Having staved off a recession, business in Northern Ireland 'is now playing at top table'

IMPROVED BUSINESS RESILIENCE: Northern Ireland Chamber of Commerce chief executive Suzanne Wylie (left) with Brian Murphy from BDO NI and economist Maureen O’Reilly
IMPROVED BUSINESS RESILIENCE: Northern Ireland Chamber of Commerce chief executive Suzanne Wylie (left) with Brian Murphy from BDO NI and economist Maureen O’Reilly

NORTHERN Ireland hasn't just staved off a recession, but has seen most of its key business indicators turn from red to green in the last three months.

And not only has the positivity returned in sectors like services and manufacturing, but in some areas the region is competing in the top tier in the UK.

Findings in the latest quarterly economic survey (QES) report, produced by economist Maureen O'Reilly for the NI Chamber of Commerce and BDO NI, showed an all round improvement in business confidence along with signs that cost pressures are easing, particularly in energy.

But inflation is still a key concern according to the 188 Chamber member firms which responded to the latest QES, with field work being conducted between May 23 and June 9.
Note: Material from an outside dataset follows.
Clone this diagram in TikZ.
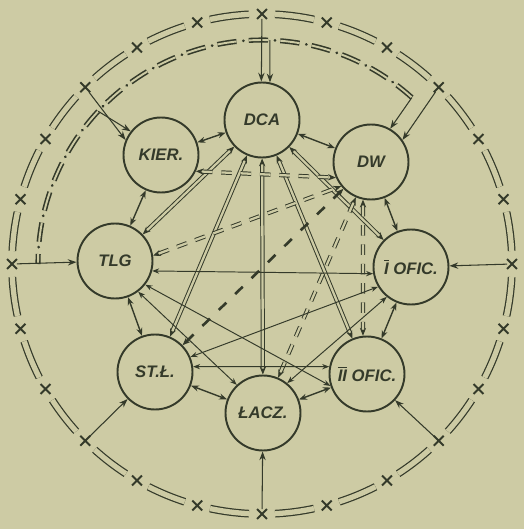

“Positive momentum and consistency are the order of the day, and businesses across Northern Ireland are clearly demonstrating both, according to Brian Murphy, managing partner at BDO NI.

“Considering the difficult conditions many organisations are operating in, achieving any degree of positive momentum really is remarkable and it shows that the business community is continuing to strive for sustainable economic growth.

“Confidence continues to grow, with 62 per cent of companies positive that turnover will grow in the next 12 months -up 15 per cent on the last quarter of 2022, demonstrating real-time progress.

“This is not to say that businesses are not under pressure, nor does it imply the challenges around recruitment, skills and costs have dissipated. But it does demonstrate is that businesses are learning to operate and grow while simultaneously dealing with a range of challenges.”

Among the other key findings, four in five respondents say their businesses are trading well or reasonably and 44 per cent are positive about the Windsor Framework’s potential impact on their business, but 74 per cent remain concerned about the impact of public spending cuts on the north's economy.

In the past, Northern Ireland has typically ranked among the bottom-performing UK regions across most of the QES key indicators.

But in this May-June period, it ranks in top four UK regions for nine of the 11 key indicators for manufacturing, where its highest regional ranking is second relating to investment intentions around plant and machinery.

In services, the north ranks as the top region for four of the 11 indicators, including employment activity in the last three months, investment intentions in both training and plant/machinery and confidence in turnover growth in the next 12 months.

NI Chamber's newly-appointed chief executive Suzanne Wylie said: “These findings clearly demonstrate the resilience of business through a protracted period of challenges.

“It is encouraging to see the stabilisation of business confidence in the first half of 2023, with a strong performance across so many indicators relative to other UK regions albeit that there remain significant challenges to growth in both the Northern Ireland and UK’s economies.

“But the most alarming aspect of the findings this quarter is the perceived impact of Stormont’s fiscal problems on the economy and individual firms.

“It serves as a timely reminder that a sustainably funded, functioning Executive is the missing piece in unlocking Northern Ireland’s potential and driving confidence and growth.”